Foi o padre e escritor Aelfric, no século X, quem finalmente deu às pessoas comuns grandes trechos da Bíblia. Inspirado por seu patrono, o conde de Ethelweard, Aelfric escreveu uma série de sermões vigorosos, repletos de citações bíblicas, todas traduzidas em bom e claro anglo–saxão. Com o patrocínio do conde, Aelfric reuniu esses sermões, assim como o Pentateuco, em um livro, para que outros padres pudessem utilizá–los.
Contudo, Aelfric foi um pioneiro relutante. Recusou–se a traduzir os Evangelhos, por medo de represálias por parte da Igreja. E ele disse a Ethelweard, no prefácio de sua tradução do Gênesis: “Não ouso e não irei traduzir nenhum outro livro da Bíblia, depois deste.”
Felizmente, outro estudioso da Bíblia, que conseguiu permanecer anônimo, teve a ousadia de traduzir os Evangelhos para o inglês, na mesma época de Aelfric. Essa tradução, conhecida como Os evangelhos em saxão ocidental, nunca foi utilizada nos serviços religiosos e tinha de circular entre particulares. Mas, finalmente, deu ao povo toda a história evangélica na língua que o povo entendia.
Com a invasão normanda, em 1066, veio um enorme retrocesso para a incipiente Bíblia em inglês. Ao invadirem o país, os normandos tomaram posse dos mosteiros e de outros centros do saber, impondo o francês e o latim como idiomas dominantes.
Mesmo assim, uma corrente irreprimível de pensamento começou a se desenvolver na Inglaterra, nesse mesmo período. Era o desejo ardente, especialmente entre as mulheres e outras pessoas iletradas, que não tinham nenhuma oportunidade de aprender latim, de ler a Bíblia em sua própria língua. Silenciosa, mas inexoravelmente, esse grupo de cristãos voltados para a oração cresceu. No século XIV, o fervor desses homens e mulheres ingleses começou a manifestar–se de forma aguda. Nas últimas décadas daquele século, esse movimento popular encontrou seu primeiro grande expoente na pessoa do professor de Oxford, John Wycliffe.
PRIMEIRAS BÍBLIAS EUROPÉIAS
Paralelamente a esse movimento na Inglaterra, ocorriam outros semelhantes na Alemanha, Países Baixos, França, Itália e Espanha.
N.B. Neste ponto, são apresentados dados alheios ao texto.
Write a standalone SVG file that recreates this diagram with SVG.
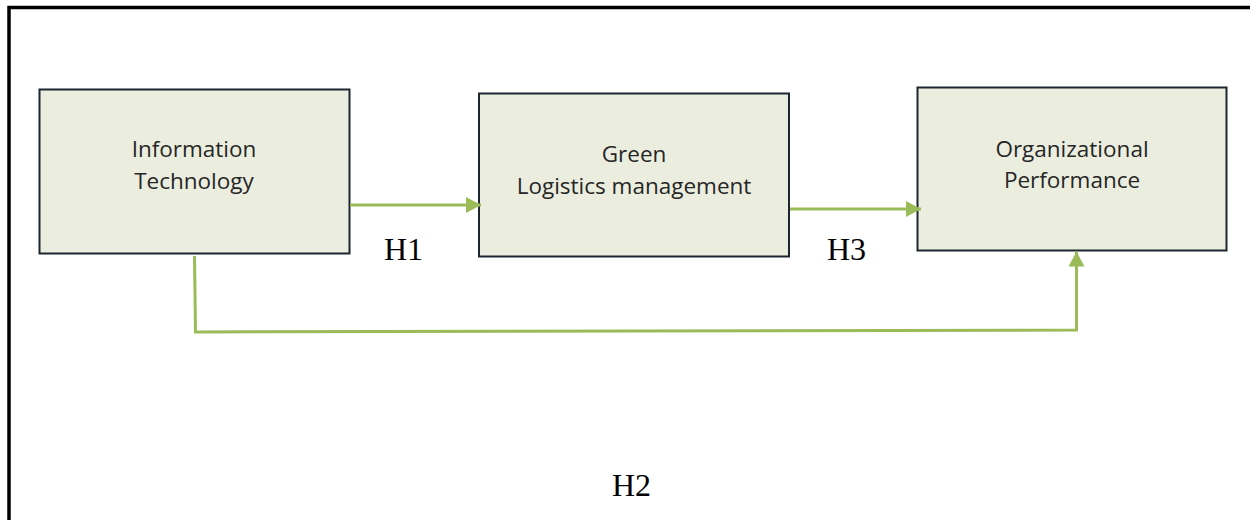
<svg xmlns="http://www.w3.org/2000/svg" width="1250" height="520" viewBox="0 0 1250 520">
  <defs>
    <style>
      .box { fill: #ebeedf; stroke: #1d2630; stroke-width: 2; }
      .lbl { font-family: "Open Sans", "Noto Sans", sans-serif; font-size: 22.5px; fill: #262626; text-anchor: middle; }
      .h { font-family: "Liberation Serif", "Times New Roman", serif; font-size: 32px; fill: #000; }
      .conn { fill: none; stroke: #9bbb59; stroke-width: 3; }
    </style>
    <marker id="arr" markerUnits="userSpaceOnUse" markerWidth="16" markerHeight="17" refX="15" refY="8" orient="auto">
      <path d="M0,0 L15,8 L0,16 Z" fill="#9bbb59"/>
    </marker>
  </defs>
  <rect width="1250" height="520" fill="#ffffff"/>
  <path d="M9,520 V7.5 H1250" fill="none" stroke="#000" stroke-width="3.5"/>

  <g id="node-it">
    <rect class="box" x="39.5" y="89.5" width="310" height="164"/>
    <text class="lbl" x="194" y="157">Information</text>
    <text class="lbl" x="194" y="189">Technology</text>
  </g>
  <g id="node-glm">
    <rect class="box" x="479" y="93.5" width="310" height="163"/>
    <text class="lbl" x="634" y="162">Green</text>
    <text class="lbl" x="634" y="194">Logistics management</text>
  </g>
  <g id="node-op">
    <rect class="box" x="917.5" y="87.5" width="309" height="163"/>
    <text class="lbl" x="1072" y="156.5">Organizational</text>
    <text class="lbl" x="1072" y="188">Performance</text>
  </g>

  <g id="connectors">
    <line class="conn" x1="350" y1="205" x2="481" y2="205" marker-end="url(#arr)"/>
    <line class="conn" x1="790" y1="209" x2="921" y2="209" marker-end="url(#arr)"/>
    <polyline class="conn" points="194.5,256 195.5,332 1076.5,330 1076.5,251.5" marker-end="url(#arr)"/>
  </g>

  <g id="labels">
    <text class="h" x="384" y="260">H1</text>
    <text class="h" x="827" y="260">H3</text>
    <text class="h" x="612" y="496">H2</text>
  </g>
</svg>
Na Alemanha, por exemplo, os Salmos em vernáculo apareceram no nono e décimo séculos, seguindo o reavivamento do saber, ocorrido sob os auspícios de Carlos Magno. Eram traduções em uma variedade de dialetos. Então, em fins do século X e princípios do século XI, um professor monástico chamado Notker produziu uma boa tradução dos Salmos e do livro de Jó, em alemão da Bavária, num arroubo de afeição pela língua alemã recém–nascida.
No sul da França, no século XII, Pedro Valdo, comerciante abastado e apaixonado pela leitura da Bíblia, entregou à caridade todas as suas posses e dedicou–se a pregar aos pobres de Lião. Revoltado com as restrições que a Igreja fazia à leitura da Bíblia, Valdo encomendou uma tradução do Novo Testamento para o dialeto provençal. Depois distribuiu esse texto entre o povo, através de seus seguidores, todos pregadores “pobres”, como ele. Quando o papa ordenou aos “valdenses” que parassem de pregar e de distribuir a Bíblia, Valdo retrucou que ele devia obediência a Deus, não ao homem. A Igreja o excomungou em 1184.
Os discípulos de Valdo espalharam–se pela Europa e fomentaram uma campanha clandestina para dar a Bíblia ao povo. Eles, porém, juntamente com outras seitas correlacionadas da Alemanha, Itália e França, tornaram–se os alvos de uma grande inquisição por parte da Igreja. Inquisidores dominicanos e franciscanos viajavam pela Europa, interrogando membros dessas seitas que liam a Bíblia e levando–os a julgamento por violarem a proibição da Igreja de estudar as Escrituras. Os valdenses que conseguiam escapar refugiaram–se nos vales entre as montanhas, na Itália, França, Espanha e Alemanha.
Em cada um desses países, reuniam–se pessoas influenciadas pelos valdenses, no decorrer dos séculos XIII e XIV, para exigir a Bíblia completa em seu próprio idioma. A Vulgata, argumentavam, havia se tornado irremediavelmente deturpada e era incompreensível para um público que não conhecia o latim. Além disso, as línguas vernáculas haviam agora adquirido fluidez, precisão, beleza e amplidão de vocabulário em grau suficiente para abrigar grandes e memoráveis traduções das Escrituras.
Sábios, escritores e poetas notáveis vinham, com exuberância, alargando os limites das línguas vernáculas. Era, portanto, natural que os estudiosos da Bíblia, estimulados por novos avanços no estudo do grego e do hebraico, também quisessem fazer o mesmo. Talvez percebessem aquilo que agora é completamente claro: a Idade Média tinha acabado. E uma era dourada para a tradução da Bíblia estava se iniciando.